Intervention de Raymonde Le Texier

Réunion du 2 mars 2005 à 15h00
Réforme de l'organisation du temps de travail dans l'entreprise — Article 1er

Photo de Raymonde Le TexierRaymonde Le Texier :

Monsieur le vice-président de la commission des affaires sociales, je vous remercie infiniment de la courtoisie que vous avez manifestée en nous informant cette nuit de votre décision de modifier l'organisation de nos débats. Il se trouve toutefois que nous nous étions préparés à défendre dès maintenant, d'entrée de jeu, nos amendements tendant à insérer des articles additionnels avant l'article 1er. Mais croyez bien que la modification de l'ordre d'appel des amendements ne nous empêchera sûrement pas de nous exprimer comme nous l'entendons.

L'article 1er de la proposition de loi qui nous est soumise transforme profondément la nature même du compte épargne-temps. On peut dire qu'après le vote de la loi Fillon de janvier 2003 et celui du présent texte, il ne restera rien des motifs qui avaient présidé à la création du compte épargne-temps.

Je rappelle que c'est la loi du 25 juillet 1994 relative à l'amélioration de la participation des salariés dans l'entreprise qui a créé le compte épargne-temps, afin de favoriser la gestion du temps du salarié sur plusieurs années.

Les lois Aubry ont permis de diversifier les sources d'alimentation du compte épargne-temps, notamment d'y affecter une partie des jours de repos issus d'un accord de réduction du temps de travail.

Les modalités d'utilisation ont aussi été diversifiées, notamment pour la rémunération du temps de la formation qui est réalisée hors temps de travail effectif, point qui a été rétabli par un amendement de nos collègues députés socialistes. Etaient également prévues, pour tenir compte de la réalité des difficultés vécues par les salariés, les possibilités de financer par le compte épargne-temps un congé pour accompagner un enfant handicapé ou un temps partiel lors d'un congé parental. La cessation progressive d'activité en faisait aussi partie.

C'est la loi de 2003 qui a introduit le changement de nature du compte épargne-temps, en mettant en place la monétisation de ce dernier. II s'agissait évidemment d'une première étape, préparant ce qui nous est présenté aujourd'hui.

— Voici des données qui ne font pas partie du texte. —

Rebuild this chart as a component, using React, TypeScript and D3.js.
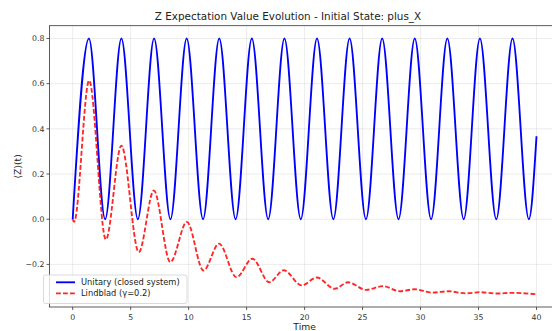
import React from "react";
import * as d3 from "d3";

// Data
const unitaryT = [0, 1.4, 2.8, 4.2, 5.62, 7.02, 8.43, 9.83, 11.24, 12.64, 14.05, 15.45, 16.86, 18.26, 19.67, 21.07, 22.48, 23.88, 25.29, 26.69, 28.1, 29.5, 30.91, 32.31, 33.72, 35.12, 36.53, 37.93, 39.34, 40];
const unitaryZ = [0, 0.8, 0, 0.8, 0, 0.8, 0, 0.8, 0, 0.8, 0, 0.8, 0, 0.8, 0, 0.8, 0, 0.8, 0, 0.8, 0, 0.8, 0, 0.8, 0, 0.8, 0, 0.8, 0, 0.367];

const lindbladT = [0, 0.12, 1.42, 2.86, 4.2, 5.7, 7.0, 8.42, 9.85, 11.28, 12.62, 14.12, 15.5, 16.95, 18.2, 19.75, 21.05, 22.6, 23.75, 25.3, 26.75, 28.2, 29.5, 31.0, 32.4, 33.9, 35.15, 36.6, 37.9, 40];
const lindbladZ = [0, -0.012, 0.614, -0.09, 0.326, -0.146, 0.127, -0.19, -0.012, -0.227, -0.108, -0.257, -0.175, -0.279, -0.226, -0.293, -0.258, -0.308, -0.279, -0.313, -0.296, -0.319, -0.31, -0.325, -0.319, -0.328, -0.323, -0.329, -0.326, -0.332];

const xTicks = [0, 5, 10, 15, 20, 25, 30, 35, 40];
const yTicks = [-0.2, 0.0, 0.2, 0.4, 0.6, 0.8];

const seriesLabels = ["Unitary (closed system)", "Lindblad (γ=0.2)"];
const titleText = "Z Expectation Value Evolution - Initial State: plus_X";

const W = 552, H = 331;
const left = 49.5, right = 559.7, top = 25.7, bottom = 307;
const FONT = "DejaVu Sans, sans-serif";

export default function App() {
  const allT = [...unitaryT, ...lindbladT];
  const allZ = [...unitaryZ, ...lindbladZ];
  const [tMin, tMax] = d3.extent(allT) as [number, number];
  const [zMin, zMax] = d3.extent(allZ) as [number, number];
  const tPad = (tMax - tMin) * 0.05;
  const zPad = (zMax - zMin) * 0.05;
  const x = d3.scaleLinear().domain([tMin - tPad, tMax + tPad]).range([left, right]);
  const y = d3.scaleLinear().domain([zMin - zPad, zMax + zPad]).range([bottom, top]);

  const mk = (ts: number[], zs: number[]) =>
    d3
      .line<[number, number]>()
      .x((d) => x(d[0]))
      .y((d) => y(d[1]))
      .curve(d3.curveMonotoneX)(ts.map((t, i) => [t, zs[i]] as [number, number])) || "";

  const uPath = mk(unitaryT, unitaryZ);
  const lPath = mk(lindbladT, lindbladZ);

  const fmt = (v: number) => v.toFixed(1).replace("-", "\u2212");

  return (
    <svg
      width={W}
      height={H}
      style={{ position: "absolute", left: 0, top: 0, background: "#fff" }}
      fontFamily={FONT}
    >
      <defs>
        <clipPath id="plotClip">
          <rect x={left} y={top} width={right - left} height={bottom - top} />
        </clipPath>
      </defs>
      <rect x={0} y={0} width={W} height={H} fill="#fff" />
      {/* grid */}
      <g stroke="#b0b0b0" strokeOpacity={0.3} strokeWidth={0.8}>
        {xTicks.map((t) => (
          <line key={"gx" + t} x1={x(t)} x2={x(t)} y1={top} y2={bottom} />
        ))}
        {yTicks.map((t) => (
          <line key={"gy" + t} x1={left} x2={right} y1={y(t)} y2={y(t)} />
        ))}
      </g>
      {/* curves */}
      <g clipPath="url(#plotClip)">
        <path d={uPath} fill="none" stroke="#0000ff" strokeWidth={1.85} strokeLinejoin="round" />
        <path
          d={lPath}
          fill="none"
          stroke="#ff0000"
          strokeOpacity={0.85}
          strokeWidth={1.85}
          strokeDasharray="4.8,2.2"
        />
      </g>
      {/* spines */}
      <rect x={left} y={top} width={right - left} height={bottom - top} fill="none" stroke="#333" strokeWidth={0.8} />
      {/* x ticks */}
      {xTicks.map((t) => (
        <g key={"xt" + t}>
          <line x1={x(t)} x2={x(t)} y1={bottom} y2={bottom + 3} stroke="#333" strokeWidth={0.8} />
          <text x={x(t)} y={319.5} fontSize={7.8} textAnchor="middle" fill="#333">
            {t}
          </text>
        </g>
      ))}
      {/* y ticks */}
      {yTicks.map((t) => (
        <g key={"yt" + t}>
          <line x1={left - 3} x2={left} y1={y(t)} y2={y(t)} stroke="#333" strokeWidth={0.8} />
          <text x={left - 5} y={y(t)} dy="0.35em" fontSize={7.8} textAnchor="end" fill="#333">
            {fmt(t)}
          </text>
        </g>
      ))}
      {/* axis labels */}
      <text x={(left + right) / 2} y={329.5} fontSize={9.2} textAnchor="middle" fill="#222">
        Time
      </text>
      <text
        transform={`translate(21,${(top + bottom) / 2}) rotate(-90)`}
        fontSize={9.2}
        textAnchor="middle"
        fill="#222"
      >
        ⟨Z⟩(t)
      </text>
      {/* title */}
      <text x={288} y={20} fontSize={10.4} textAnchor="middle" fill="#222">
        {titleText}
      </text>
      {/* legend */}
      <g>
        <rect x={43.5} y={275} width={143.5} height={28.5} rx={2} fill="#fff" fillOpacity={0.8} stroke="#d0d0d0" strokeWidth={0.8} />
        <line x1={56} x2={75} y1={282.3} y2={282.3} stroke="#0000ff" strokeWidth={1.85} />
        <line x1={56} x2={75} y1={293.3} y2={293.3} stroke="#ff0000" strokeOpacity={0.85} strokeWidth={1.85} strokeDasharray="4.8,2.2" />
        <text x={81} y={282.3} dy="0.35em" fontSize={8.3} fill="#222">
          {seriesLabels[0]}
        </text>
        <text x={81} y={293.3} dy="0.35em" fontSize={8.3} fill="#222">
          {seriesLabels[1]}
        </text>
      </g>
    </svg>
  );
}
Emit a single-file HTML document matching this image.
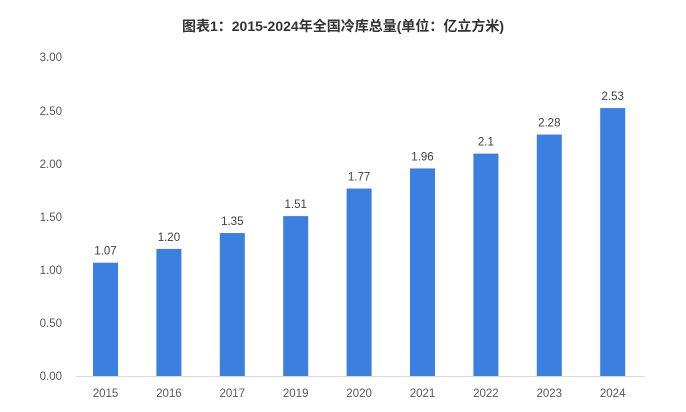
<!DOCTYPE html>
<html><head><meta charset="utf-8"><style>
body{margin:0;background:#fff;}
svg text{font-family:"Liberation Sans","Noto Sans CJK SC",sans-serif;}
</style></head><body>
<svg width="686" height="407" xmlns="http://www.w3.org/2000/svg">
<text x="343" y="31" text-anchor="middle" font-size="14" font-weight="bold" fill="#333">图表1：2015-2024年全国冷库总量(单位：亿立方米)</text>
<g font-size="11.5" fill="#595959" text-anchor="end">
<text x="62" y="380">0.00</text>
<text x="62" y="327">0.50</text>
<text x="62" y="274">1.00</text>
<text x="62" y="221">1.50</text>
<text x="62" y="168">2.00</text>
<text x="62" y="115">2.50</text>
<text x="62" y="61">3.00</text>
</g>
<line x1="76" y1="376.5" x2="645" y2="376.5" stroke="#d9d9d9" stroke-width="1"/>
<g fill="#3b7fe0" id="bars"></g>
<g id="labels" font-size="11.5" fill="#404040" text-anchor="middle"></g>
<script>
var years=["2015","2016","2017","2019","2020","2021","2022","2023","2024"];
var vals=[1.07,1.20,1.35,1.51,1.77,1.96,2.1,2.28,2.53];
var lbl=["1.07","1.20","1.35","1.51","1.77","1.96","2.1","2.28","2.53"];
var b=document.getElementById("bars"),l=document.getElementById("labels"),ns="http://www.w3.org/2000/svg";
for(var i=0;i<9;i++){var cx=105.5+i*63.4;var h=vals[i]*105.9;
var r=document.createElementNS(ns,"rect");r.setAttribute("x",cx-12.5);r.setAttribute("y",376-h);r.setAttribute("width",25);r.setAttribute("height",h);b.appendChild(r);
var t=document.createElementNS(ns,"text");t.setAttribute("x",cx);t.setAttribute("y",376-h-8);t.textContent=lbl[i];l.appendChild(t);
var y=document.createElementNS(ns,"text");y.setAttribute("x",cx);y.setAttribute("y",397);y.setAttribute("fill","#595959");y.textContent=years[i];l.appendChild(y);}
</script>
</svg>
</body></html>
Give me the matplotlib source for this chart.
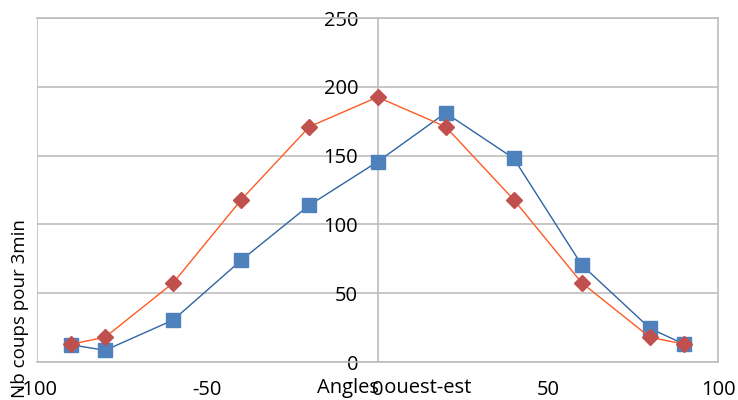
import matplotlib
matplotlib.use("Agg")
import matplotlib.pyplot as plt

# angles (degrés) et nombre de coups pour 3 min
angles = [-90, -80, -60, -40, -20, 0, 20, 40, 60, 80, 90]
serie_bleue = [12.5, 8.5, 30.5, 74, 114, 145.5, 181, 148, 70.5, 24.5, 13]
serie_rouge = [13, 18, 57.5, 118, 171, 192.5, 171, 118, 57.5, 18, 13]

x_ticks = [-100, -50, 0, 50, 100]
y_ticks = [0, 50, 100, 150, 200, 250]

GRIS = "#BDBDBD"

plt.rcParams["font.family"] = ["Open Sans", "DejaVu Sans"]
plt.rcParams["axes.unicode_minus"] = False  # tiret simple comme dans Excel

fig = plt.figure(figsize=(7.38, 4.0), dpi=100)
ax = fig.add_axes([37 / 738, 1 - 362 / 400, 681 / 738, 344 / 400])

ax.plot(angles, serie_bleue, color="#2F64A3", lw=1.0, marker="s", ms=9.5,
        mfc="#4F81BD", mec="#4F81BD", zorder=3)
ax.plot(angles, serie_rouge, color="#FF5A24", lw=1.0, marker="D", ms=8,
        mfc="#C0504D", mec="#C0504D", zorder=4)

ax.set_xlim(-100, 100)
ax.set_ylim(0, 250)
ax.set_xticks(x_ticks)
ax.set_yticks(y_ticks)

# axe vertical au milieu, cadre gris
ax.spines["left"].set_position(("data", 0))
for s in ax.spines.values():
    s.set_color(GRIS)
    s.set_linewidth(1.2)
ax.axvline(-100, color=GRIS, lw=1.2, zorder=1)
ax.yaxis.grid(True, color=GRIS, lw=1.2)
ax.set_axisbelow(True)

ax.tick_params(axis="both", length=0, labelsize=14.5, colors="black")
ax.tick_params(axis="y", pad=14)
ax.tick_params(axis="x", pad=13)

fig.text(394 / 738, 1 - 388 / 400, "Angles ouest-est", ha="center", va="center",
         fontsize=14.5)
fig.text(20 / 738, 1 - 398 / 400, "Nb coups pour 3min", ha="center", va="bottom",
         rotation=90, fontsize=13.5)

fig.savefig("out.png", dpi=100)
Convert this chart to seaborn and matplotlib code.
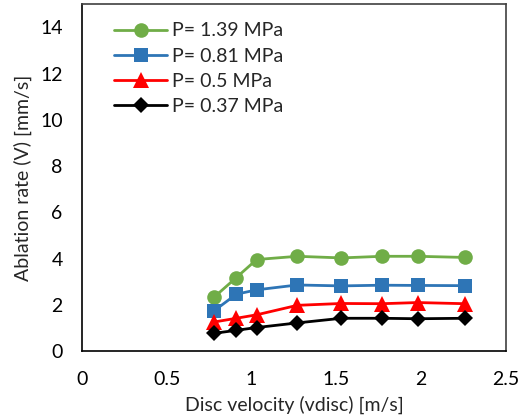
import matplotlib
matplotlib.use("Agg")
import matplotlib.pyplot as plt
import seaborn as sns
import pandas as pd

# Disc velocity [m/s]
velocity = [0.78, 0.91, 1.03, 1.27, 1.53, 1.77, 1.98, 2.26]

# Ablation rate [mm/s] at each chamber pressure
rate_139 = [2.34, 3.18, 3.96, 4.10, 4.03, 4.10, 4.10, 4.05]
rate_081 = [1.75, 2.46, 2.65, 2.86, 2.82, 2.85, 2.84, 2.83]
rate_050 = [1.26, 1.42, 1.57, 1.98, 2.06, 2.05, 2.10, 2.05]
rate_037 = [0.77, 0.90, 1.02, 1.22, 1.42, 1.42, 1.40, 1.42]

labels = ["P= 1.39 MPa", "P= 0.81 MPa", "P= 0.5 MPa", "P= 0.37 MPa"]
series = [rate_139, rate_081, rate_050, rate_037]

rows = []
for lab, vals in zip(labels, series):
    for v, r in zip(velocity, vals):
        rows.append({"velocity": v, "rate": r, "pressure": lab})
df = pd.DataFrame(rows)

sns.set_style("white")
plt.rcParams["font.family"] = ["Lato", "DejaVu Sans"]

colors = {labels[0]: "#70AD47", labels[1]: "#2E75B6",
          labels[2]: "#FF0000", labels[3]: "#000000"}
markers = {labels[0]: "o", labels[1]: "s", labels[2]: "^", labels[3]: "D"}
msizes = {labels[0]: 10.5, labels[1]: 9.5, labels[2]: 11, labels[3]: 8}

fig = plt.figure(figsize=(5.23, 4.2), dpi=100)
ax = fig.add_axes([0.157, 0.164, 0.81, 0.826])

for lab in labels:
    sub = df[df["pressure"] == lab]
    sns.lineplot(data=sub, x="velocity", y="rate", ax=ax, color=colors[lab],
                 marker=markers[lab], markersize=msizes[lab],
                 markeredgewidth=0, linewidth=2.0, label=lab)

ax.set_xlim(0, 2.5)
ax.set_ylim(0, 15)
ax.set_xticks([0, 0.5, 1, 1.5, 2, 2.5])
ax.set_xticklabels(["0", "0.5", "1", "1.5", "2", "2.5"])
ax.set_yticks([0, 2, 4, 6, 8, 10, 12, 14])
ax.tick_params(direction="in", length=6, width=1, labelsize=14, colors="black")
ax.tick_params(axis="y", pad=14)
ax.tick_params(axis="x", pad=14)
for s in ax.spines.values():
    s.set_color("black")
    s.set_linewidth(1.2)
ax.spines["top"].set_color("#404040")
ax.spines["right"].set_color("#404040")

ax.set_xlabel("Disc velocity (vdisc) [m/s]", fontsize=14, labelpad=6)
ax.set_ylabel("Ablation rate (V) [mm/s]", fontsize=14, labelpad=6)

leg = ax.legend(loc="upper left", frameon=False, fontsize=14,
                handlelength=2.7, handletextpad=0.25, labelspacing=0.42,
                bbox_to_anchor=(0.058, 0.97), borderaxespad=0.0)

fig.savefig("out.png", dpi=100)
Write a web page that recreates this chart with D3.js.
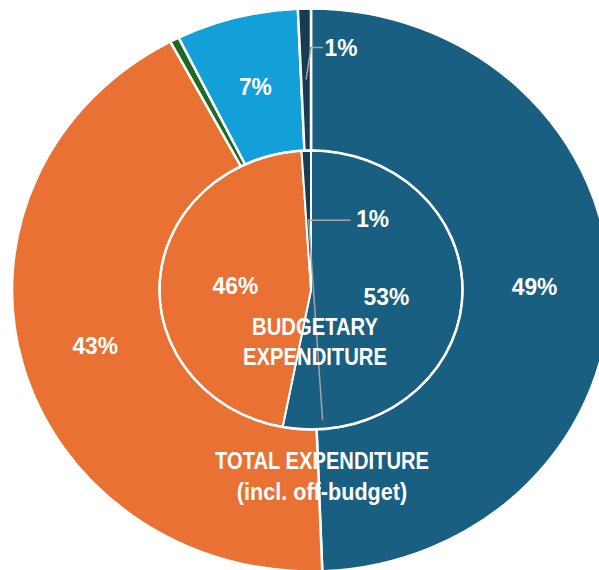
<!DOCTYPE html>
<html>
<head>
<meta charset="utf-8">
<script src="https://cdn.jsdelivr.net/npm/d3@7"></script>
<style>
  body { margin: 0; background: #fff; }
  text { font-family: "Liberation Sans", Arial, sans-serif; fill: #fff; font-weight: bold; }
</style>
</head>
<body>
<svg id="chart" width="599" height="570"></svg>
<script>
  // Outer ring - total expenditure (incl. off-budget), clockwise from 12 o'clock.
  var outerValues = [49.4, 42.8, 0.5, 6.6, 0.7];
  var outerLabels = ["49%", "43%", "", "7%", "1%"];
  var outerColors = ["#185f82", "#e87133", "#1d6b22", "#139fd7", "#173b52"];

  // Inner pie - budgetary expenditure.
  var innerValues = [53, 46, 1];
  var innerLabels = ["53%", "46%", "1%"];
  var innerColors = ["#185f82", "#e87133", "#173b52"];

  var innerTitle = ["BUDGETARY", "EXPENDITURE"];
  var outerTitle = ["TOTAL EXPENDITURE", "(incl. off-budget)"];

  // Small slices get their label pulled out with a leader line.
  var callouts = [
    { ring: "outer", index: 4, dx: 35, dy: -32 },
    { ring: "inner", index: 2, dx: 64, dy: -2, tail: [14, 200] }
  ];

  var cx = 311, cy = 290;
  var rOuter = 281.5, kOuter = 1.062;   // picture is a bit wider than tall
  var rInner = 139.5, kInner = 1.086;

  var svg = d3.select("#chart");
  var pie = d3.pie().sort(null).value(function(d) { return d; });

  var outerArcs = pie(outerValues);
  var innerArcs = pie(innerValues);

  var outerArc = d3.arc().innerRadius(0).outerRadius(rOuter);
  var innerArc = d3.arc().innerRadius(0).outerRadius(rInner);
  // where the labels go
  var outerLabelArc = d3.arc().innerRadius(rInner).outerRadius(rOuter);
  var innerLabelArc = d3.arc().innerRadius(0).outerRadius(rInner);

  var gOuter = svg.append("g")
      .attr("transform", "translate(" + cx + "," + cy + ") scale(" + kOuter + ",1)");
  gOuter.selectAll("path")
    .data(outerArcs)
    .enter()
    .append("path")
      .attr("d", outerArc)
      .attr("fill", function(d, i) { return outerColors[i]; })
      .attr("stroke", "#fff")
      .attr("stroke-width", 2.5)
      .attr("vector-effect", "non-scaling-stroke");

  var gInner = svg.append("g")
      .attr("transform", "translate(" + cx + "," + cy + ") scale(" + kInner + ",1)");
  gInner.selectAll("path")
    .data(innerArcs)
    .enter()
    .append("path")
      .attr("d", innerArc)
      .attr("fill", function(d, i) { return innerColors[i]; })
      .attr("stroke", "#fff")
      .attr("stroke-width", 2)
      .attr("vector-effect", "non-scaling-stroke");
  gInner.append("circle")
      .attr("r", rInner)
      .attr("fill", "none")
      .attr("stroke", "#fff")
      .attr("stroke-width", 2.5)
      .attr("vector-effect", "non-scaling-stroke");

  var toScreen = function(pt, k) {
    return [cx + pt[0] * k, cy + pt[1]];
  };

  var isCallout = function(ring, i) {
    return callouts.some(function(c) { return c.ring == ring && c.index == i; });
  };

  // Text in the source is a condensed face, squeeze it a bit.
  var addText = function(g, x, y, str, size, squeeze) {
    g.append("text")
        .attr("transform", "translate(" + x + "," + y + ") scale(" + squeeze + ",1)")
        .attr("font-size", size)
        .attr("text-anchor", "middle")
        .attr("dy", "0.36em")
        .text(str);
  };

  // Plain labels.
  var labels = svg.append("g");
  outerArcs.forEach(function(d, i) {
    if (!outerLabels[i] || isCallout("outer", i)) return;
    var p = toScreen(outerLabelArc.centroid(d), kOuter);
    addText(labels, p[0], p[1], outerLabels[i], 24, 0.95);
  });
  innerArcs.forEach(function(d, i) {
    if (!innerLabels[i] || isCallout("inner", i)) return;
    var p = toScreen(innerLabelArc.centroid(d), kInner);
    addText(labels, p[0], p[1], innerLabels[i], 24, 0.95);
  });

  // Leader line labels.
  var line = d3.line();
  callouts.forEach(function(c) {
    var outer = c.ring == "outer";
    var d = outer ? outerArcs[c.index] : innerArcs[c.index];
    var p = outer ? toScreen(outerLabelArc.centroid(d), kOuter) : toScreen(innerLabelArc.centroid(d), kInner);
    var txt = outer ? outerLabels[c.index] : innerLabels[c.index];
    var elbow, pts;
    if (outer) {
      elbow = [cx, p[1] + c.dy];
      pts = [p, elbow, [p[0] + c.dx - 18, elbow[1]]];
    } else {
      elbow = p;
      pts = [[p[0] + c.tail[0], p[1] + c.tail[1]], elbow, [p[0] + c.dx - 22, elbow[1]]];
    }
    svg.append("path")
        .attr("d", line(pts))
        .attr("fill", "none")
        .attr("stroke", "#a5a5a5")
        .attr("stroke-width", 1.5);
    addText(labels, p[0] + c.dx, p[1] + c.dy, txt, 24, 0.95);
  });

  // Ring titles.
  var titles = svg.append("g");
  innerTitle.forEach(function(t, i) {
    addText(titles, cx + 4, cy + 37 + i * 30, t, 23, 0.88);
  });
  outerTitle.forEach(function(t, i) {
    addText(titles, cx + 11, cy + 170 + i * 31, t, 24, i == 0 ? 0.84 : 0.9);
  });
</script>
</body>
</html>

Depuis cette loi, le compte épargne-temps peut être alimenté en argent sans qu'il soit besoin de le convertir en temps. Le texte affirme d'ailleurs clairement que les droits affectés au compte épargne-temps sont utilisés en premier lieu pour compléter la rémunération du salarié. Les possibilités d'utilisation en temps demeurent. Il n'est évidemment pas possible de les faire disparaître d'un coup. Mais l'orientation est totalement modifiée.

Le compte épargne-temps est donc devenu un simple instrument de placement, un compte d'épargne, à ceci près qu'il n'est pas géré par un organisme financier, tout au moins pour le moment.

Nous sommes en présence d'une transformation radicale puisque l'on passe d'une monétisation possible à une épargne monétaire encouragée. Pour que l'opération soit intéressante à la fois pour l'employeur et pour les organismes extérieurs qui prendront en charge la gestion du compte épargne-temps, toutes les barrières sautent, que ce soit en quantité ou en durée.

Outre que les placements sur le compte épargne-temps se feront désormais sur l'initiative de l'employeur, il ne faut pas nourrir d'illusions sur les incitations patronales à déposer les augmentations de salaires sur le compte épargne-temps pour en faire de la rémunération virtuelle. Même la limite d'utilisation dans les cinq ans, qui avait été maintenue par la loi Fillon, disparaît aujourd'hui. Il est vrai qu'elle constituait un obstacle à la transformation du compte épargne-temps en épargne retraite.

Ce qui était conçu au départ dans une perspective humaniste, pour permettre au salarié d'organiser dans la durée la gestion et la maîtrise de son temps, devient un élément de maîtrise, par l'employeur, à la fois du temps et de la rémunération du salarié. Voilà une inversion des valeurs à laquelle nous ne pouvons souscrire.

Le salarié est dépossédé de la maîtrise de son temps et même de la maîtrise d'une partie de sa rémunération. Il ne dispose plus d'aucune garantie sur le devenir de ce qui lui aura été ainsi soustrait.

Nous demandons donc la suppression de l'article 1er.